Но однажды даже «Собор» показался мне аристократически-камерным оркестром в сопоставлении с тем, что я услышал, вернее, увидел. «Век атома, век барабана», — писала Лаура. На легкой дощатой эстраде стояли ряды барабанов, целое воинство ударных инструментов, усиленных мощной радиоаппаратурой. И надолго запомнилось, как бил, бил в большой барабан ногой, поколачивая руками два поменьше, юный бородатый студент (оркестр был университетский, самодеятельный), бил и пел, пел и бил, пока не сорвался с первого ряда, не выбежал на эстраду некто, тоже юный и тоже долговолосый, рухнул перед барабаном на колени, обнял его в экстазе, замер.
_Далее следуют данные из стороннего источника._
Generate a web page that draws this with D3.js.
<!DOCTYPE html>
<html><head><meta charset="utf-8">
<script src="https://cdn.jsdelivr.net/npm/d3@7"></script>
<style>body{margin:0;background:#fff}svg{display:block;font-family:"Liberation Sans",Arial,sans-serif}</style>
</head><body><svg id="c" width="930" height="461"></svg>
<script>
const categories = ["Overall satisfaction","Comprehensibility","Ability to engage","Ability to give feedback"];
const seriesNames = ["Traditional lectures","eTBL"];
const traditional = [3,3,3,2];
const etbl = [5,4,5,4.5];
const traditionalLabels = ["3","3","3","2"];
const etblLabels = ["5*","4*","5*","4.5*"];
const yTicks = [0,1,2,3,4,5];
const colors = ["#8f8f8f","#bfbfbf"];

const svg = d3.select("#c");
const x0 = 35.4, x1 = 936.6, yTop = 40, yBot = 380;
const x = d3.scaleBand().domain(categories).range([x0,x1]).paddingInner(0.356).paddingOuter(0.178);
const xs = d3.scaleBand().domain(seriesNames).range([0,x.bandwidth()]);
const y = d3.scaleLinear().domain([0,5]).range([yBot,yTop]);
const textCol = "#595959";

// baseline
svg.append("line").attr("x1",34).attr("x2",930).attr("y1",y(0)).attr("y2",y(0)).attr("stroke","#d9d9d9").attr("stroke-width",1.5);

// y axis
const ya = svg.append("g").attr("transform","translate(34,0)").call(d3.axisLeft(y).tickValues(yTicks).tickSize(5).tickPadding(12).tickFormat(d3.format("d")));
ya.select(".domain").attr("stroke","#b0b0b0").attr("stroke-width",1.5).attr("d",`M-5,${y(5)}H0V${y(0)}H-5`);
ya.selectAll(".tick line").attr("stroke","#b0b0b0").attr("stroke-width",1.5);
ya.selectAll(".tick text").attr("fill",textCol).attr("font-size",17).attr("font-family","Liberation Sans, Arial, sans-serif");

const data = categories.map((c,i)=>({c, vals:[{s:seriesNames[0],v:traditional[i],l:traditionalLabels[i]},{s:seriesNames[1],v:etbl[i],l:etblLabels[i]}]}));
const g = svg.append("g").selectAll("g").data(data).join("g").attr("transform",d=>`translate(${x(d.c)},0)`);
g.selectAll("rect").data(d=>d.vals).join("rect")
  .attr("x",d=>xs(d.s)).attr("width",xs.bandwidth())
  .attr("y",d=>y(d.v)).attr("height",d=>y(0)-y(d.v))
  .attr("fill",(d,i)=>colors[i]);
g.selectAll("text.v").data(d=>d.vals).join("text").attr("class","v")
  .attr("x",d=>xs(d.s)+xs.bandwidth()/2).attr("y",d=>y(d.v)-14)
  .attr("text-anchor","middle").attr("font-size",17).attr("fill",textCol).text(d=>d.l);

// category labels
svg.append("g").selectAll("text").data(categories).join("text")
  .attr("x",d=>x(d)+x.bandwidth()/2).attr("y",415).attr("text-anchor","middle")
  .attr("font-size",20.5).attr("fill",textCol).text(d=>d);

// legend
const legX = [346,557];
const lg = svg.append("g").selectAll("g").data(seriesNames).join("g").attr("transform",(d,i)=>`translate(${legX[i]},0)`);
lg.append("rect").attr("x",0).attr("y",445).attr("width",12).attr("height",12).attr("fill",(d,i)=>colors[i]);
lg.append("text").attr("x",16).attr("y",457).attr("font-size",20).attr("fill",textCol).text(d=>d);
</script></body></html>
А ударник, оставив в покое барабаны поменьше и перестав петь, с окаменевшим лицом, как бьют пенальти, под истошно восторженный рев публики, бил в большой барабан, и казалось — он бьет по живому.
«Чары музыки. Индейцы племени Макиритаре слушают записанную на пластинке 26-ю симфонию Моцарта. Племя живет в полной изоляции в пограничных районах между Венесуэлой и Бразилией. Как выяснилось, индейцы предпочитают классическую музыку Бетховена и Равеля музыке танцевальных ритмов типа буги-вуги или рок-н-ролла. Музыка Моцарта приводила их в состояние экстаза».
«Мы воровали не ради ценностей. Ценности были и у нас дома. Да и много ли нам нужно — чашечку кофе за девять копеек и потертые джинсики. Нет к ценностям мы были безразличны».
«Все мои девочки танцуют на международных конкурсах. Но я, кто я? Милая мама, мне хочется кричать но ты этого не услышишь. Мне так хочется домой, как никогда. Наше будущее должно быть красивым и солнечным. Пусть нам светит солнце»
ЗАКЛЮЧЕНИЕ
Путешествие в глубь одного спора. «Искушения века». Вещи и ценности. О сказках
1
Я познакомил читателей в первой и третьей главах с двумя сегодняшними дискуссиями, назвав эти живые записи «фрагментами интеллектуальной и эмоциональной жизни наших дней». Закончить же книгу мне хочется «фрагментом общественной жизни» — рассказом о диспуте на широкую мировоззренческую тему: «Молодежь. Этика. XX век», точнее, анализом этого диспута.
Итак, путешествие в глубь одного спора, тем более уместное в конце этой книги, что, совершая его, мы встретимся — в комплексе — с уже рассмотренными нами явлениями…
Есть во всех спорах поверхностные слои и глубинные. Если бы можно было любую из дискуссий изобразить «в разрезе», как архитектор рисует многоэтажный дом, а геолог — гору, то отчетливая наглядность этих слоев помогла бы отделить основное, глубинное от видимого, второстепенного, хотя и кажущегося порой решающим, существенным, потому что оно наиболее зримо.
«Молодежь. Этика. XX век». Трудно, невозможно даже найти современный социальный или нравственный вопрос, который не имел бы самого непосредственного отношения к этой теме.
Назывались различные беды и трудности в становлении подрастающего поколения, неоднократно упоминавшиеся на страницах печати. Высказывались точки зрения на возможные истоки проблемы. Но вот в споре как рабочая гипотеза родилось выражение — «искушения века». Что же такое — «искушения века»? Стали уже общим местом сетования на то, что нравственный прогресс все больше отстает от научно-технического. Многие участники диспута этого общего места не избежали. Были тут телевизоры, транзисторы, обилие новых фильмов, показывающих сложные нравы планеты, в которых уму неокрепшему разобраться непросто. Сами собой напрашивались слова и о все убыстряющемся ритме жизни, когда даже скука обретает совершенно новый, небывалый смысл: скучно не потому, что ничего не происходит, а потому, что происходит слишком, чрезмерно много.
Суть «проблемы соблазна» — иное имя формулы «искушения века» — некоторые из участников дискуссии видят в иллюзии: все возможно, все достижимо, все достигаемо. Можно в течение получаса не отрываясь от телеэкрана, разгадать вместе с Туром Хейердалом тайны острова Пасхи; за несколько часов можно познакомиться с эпопеей Толстого «Война и мир», которой деды и прадеды посвящали сотни наполненных раздумьями ночей.